With conditions ripe for winning, how have the Steelers lost the big one? Every which way. The Steelers have lost to teams like the 1994 Chargers, who sniffed competence only briefly. They’ve been tripped up by legitimate dynasties, losing to the Cowboys in Super Bowl XXX and to the Patriots in the 2001 and 2004 AFC playoffs. In 2002 they lost to Tennessee, a parallel cryptodynasty. And they’ve often risen to the occasion at precisely the wrong time. After getting throttled by the Patriots in the 1996 playoffs, the Steelers got their revenge in 1997 … and then promptly lost to the Broncos in the AFC championship game.
When cryptodynasties get over the hump, it’s generally the wrong hump. In 1994, the Knicks finally vanquished the hated Bulls before bowing to Hakeem Olajuwon’s Houston Rockets. The Jazz took out the Rockets two years later, only to lose to the revived Bulls twice in a row. After losing three straight NFC championship games, the Philadelphia Eagles developed such a complex about winning the conference title that they forgot about the part where you’re supposed to win the Super Bowl. The stench of loserdom surrounding Peyton Manning is perhaps too strong for Indianapolis to become a true cryptoynasty, but their domination of the Patriots on Monday Night Football was quintessential cryptodynastic behavior: Slay your nemesis at the exact moment when they cease to be relevant, then find a new nemesis immediately.

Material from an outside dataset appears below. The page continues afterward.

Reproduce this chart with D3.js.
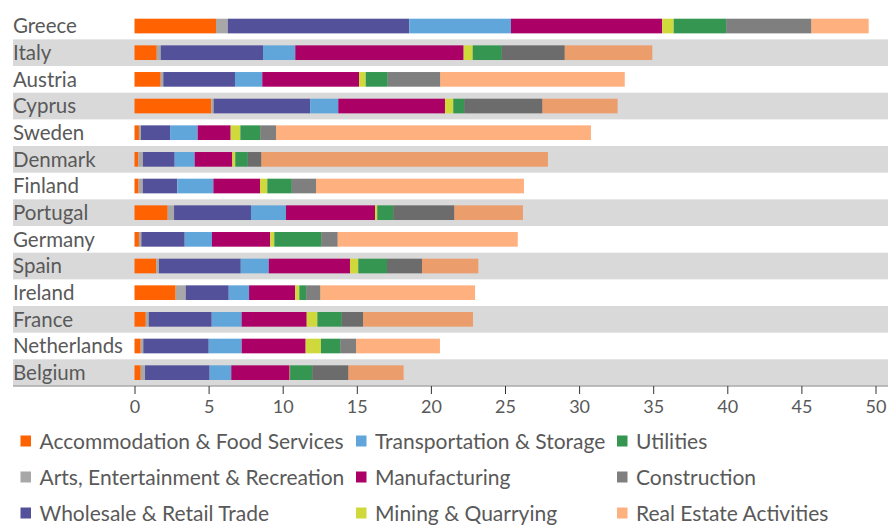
<!DOCTYPE html>
<html>
<head>
<meta charset="utf-8">
<script src="https://cdn.jsdelivr.net/npm/d3@7"></script>
<style>
  body { margin: 0; background: #fff; }
  svg text { font-family: Lato, "Open Sans", sans-serif; fill: #595959; }
</style>
</head>
<body>
<div id="chart"></div>
<script>
// data
const countries = ["Greece", "Italy", "Austria", "Cyprus", "Sweden", "Denmark", "Finland",
  "Portugal", "Germany", "Spain", "Ireland", "France", "Netherlands", "Belgium"];

const sectors = ["Accommodation & Food Services", "Arts, Entertainment & Recreation",
  "Wholesale & Retail Trade", "Transportation & Storage", "Manufacturing",
  "Mining & Quarrying", "Utilities", "Construction", "Real Estate Activities"];

const accommodation = [5.5, 1.5, 1.77, 5.18, 0.3, 0.26, 0.28, 2.24, 0.3, 1.47, 2.78, 0.76, 0.42, 0.42];
const arts = [0.79, 0.27, 0.17, 0.16, 0.14, 0.31, 0.27, 0.43, 0.16, 0.18, 0.67, 0.2, 0.17, 0.29];
const wholesale = [12.25, 6.9, 4.84, 6.52, 1.96, 2.14, 2.34, 5.19, 2.93, 5.52, 2.91, 4.25, 4.42, 4.36];
const transport = [6.86, 2.18, 1.84, 1.89, 1.86, 1.35, 2.43, 2.36, 1.84, 1.89, 1.37, 2.02, 2.22, 1.46];
const manufacturing = [10.21, 11.36, 6.53, 7.2, 2.23, 2.54, 3.15, 6.01, 3.93, 5.48, 3.12, 4.39, 4.32, 3.94];
const mining = [0.77, 0.61, 0.45, 0.56, 0.65, 0.2, 0.49, 0.15, 0.27, 0.56, 0.27, 0.72, 1.03, 0.03];
const utilities = [3.55, 1.96, 1.48, 0.74, 1.35, 0.84, 1.65, 1.08, 3.17, 1.94, 0.47, 1.64, 1.31, 1.5];
const construction = [5.74, 4.25, 3.55, 5.27, 1.06, 0.92, 1.64, 4.12, 1.11, 2.36, 0.95, 1.44, 1.06, 2.43];
const realEstate = [3.87, 5.91, 12.45, 5.08, 21.25, 19.34, 14.03, 4.63, 12.15, 3.8, 10.44, 7.42, 5.66, 3.73];

const xTicks = [0, 5, 10, 15, 20, 25, 30, 35, 40, 45, 50];

const seriesValues = [accommodation, arts, wholesale, transport, manufacturing,
  mining, utilities, construction, realEstate];

const table = countries.map((c, i) => {
  const row = { country: c };
  sectors.forEach((s, j) => (row[s] = seriesValues[j][i]));
  return row;
});

// size
const width = 888;
const height = 525;

// scale
const x = d3.scaleLinear().domain([0, 50]).range([134.5, 875.5]);
const y = d3.scaleBand().domain(countries).range([12.7, 386]);

// fill + opacity per sector
const sectorColor = d3.scaleOrdinal().domain(sectors).range([
  "#ff6200", "#a8a8a8", "#525199", "#60a6da", "#ab0066",
  "#d0d93c", "#349651", "#000000", "#ff6200"]);
const sectorOpacity = d3.scaleOrdinal().domain(sectors).range([1, 1, 1, 1, 1, 1, 1, 0.5, 0.5]);

const svg = d3.select("#chart").append("svg")
  .attr("width", width)
  .attr("height", height);

//bands
svg.selectAll("rect.band")
  .data(countries.filter((d, i) => i % 2 === 1))
  .join("rect")
  .attr("class", "band")
  .attr("x", 13)
  .attr("y", (d) => y(d))
  .attr("width", width - 13)
  .attr("height", y.bandwidth())
  .attr("fill", "#d9d9d9");

//country labels
svg.selectAll("text.country")
  .data(countries)
  .join("text")
  .attr("class", "country")
  .attr("x", 13)
  .attr("y", (d) => y(d) + y.bandwidth() / 2)
  .attr("dy", "0.36em")
  .attr("font-size", 20.5)
  .text((d) => d);

//bars
const stacked = d3.stack().keys(sectors)(table);
const barH = y.bandwidth() * 0.55;

svg.selectAll("g.series")
  .data(stacked)
  .join("g")
  .attr("class", "series")
  .attr("fill", (d) => sectorColor(d.key))
  .attr("fill-opacity", (d) => sectorOpacity(d.key))
  .selectAll("rect")
  .data((d) => d)
  .join("rect")
  .attr("x", (d) => x(d[0]))
  .attr("width", (d) => x(d[1]) - x(d[0]))
  .attr("y", (d) => y(d.data.country) + (y.bandwidth() - barH) / 2)
  .attr("height", barH);

//axis
const axisY = 386;
svg.append("line")
  .attr("x1", 13).attr("x2", width)
  .attr("y1", axisY).attr("y2", axisY)
  .attr("stroke", "#aaaaaa")
  .attr("stroke-width", 1.5);

const xAxis = svg.append("g")
  .attr("transform", `translate(0,${axisY})`)
  .call(d3.axisBottom(x).tickValues(xTicks).tickSize(8).tickPadding(6).tickFormat(d3.format("d")));
xAxis.select(".domain").remove();
xAxis.selectAll(".tick line").attr("stroke", "#333");
xAxis.selectAll(".tick text")
  .attr("font-size", 18)
  .attr("font-family", "Lato, sans-serif")
  .attr("fill", "#595959");

//legend
const legendCols = [20.5, 356, 617];
const legendRows = [441, 477, 513];
const legendItem = svg.selectAll("g.legend-item")
  .data(sectors)
  .join("g")
  .attr("class", "legend-item")
  .attr("transform", (d, i) =>
    `translate(${legendCols[Math.floor(i / 3)]},${legendRows[i % 3]})`);

legendItem.append("rect")
  .attr("x", 0)
  .attr("y", -5.5)
  .attr("width", 10.5)
  .attr("height", 11)
  .attr("fill", (d) => sectorColor(d))
  .attr("fill-opacity", (d) => sectorOpacity(d));

legendItem.append("text")
  .attr("x", 19)
  .attr("dy", "0.36em")
  .attr("font-size", 21)
  .text((d) => d);
</script>
</body>
</html>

It’s not unprecedented for a cryptodynasty to become a legitimate dynasty. If the Steelers win on Sunday, football historians will consider their years of almost-victory an essential step that “taught them how to win.” The Chicago Bulls, for one, were the Pistons’ perennial roadkill before getting over the hump and winning six titles. But the most common outcome is for cryptodynasties to rise and fall without anyone taking notice. Have you bothered to observe that the Sacramento Kings aren’t good anymore? Remember the Tennessee Titans?
And what of the Seahawks, who’ve now made the playoffs three years in a row? They’re a cryptodynasty-in-waiting. Unless, of course, they screw it all up by winning.*
*Correction, Feb. 5: Due to a copy-editing error, the final three paragraphs of this article were omitted when the article was published. They have been restored.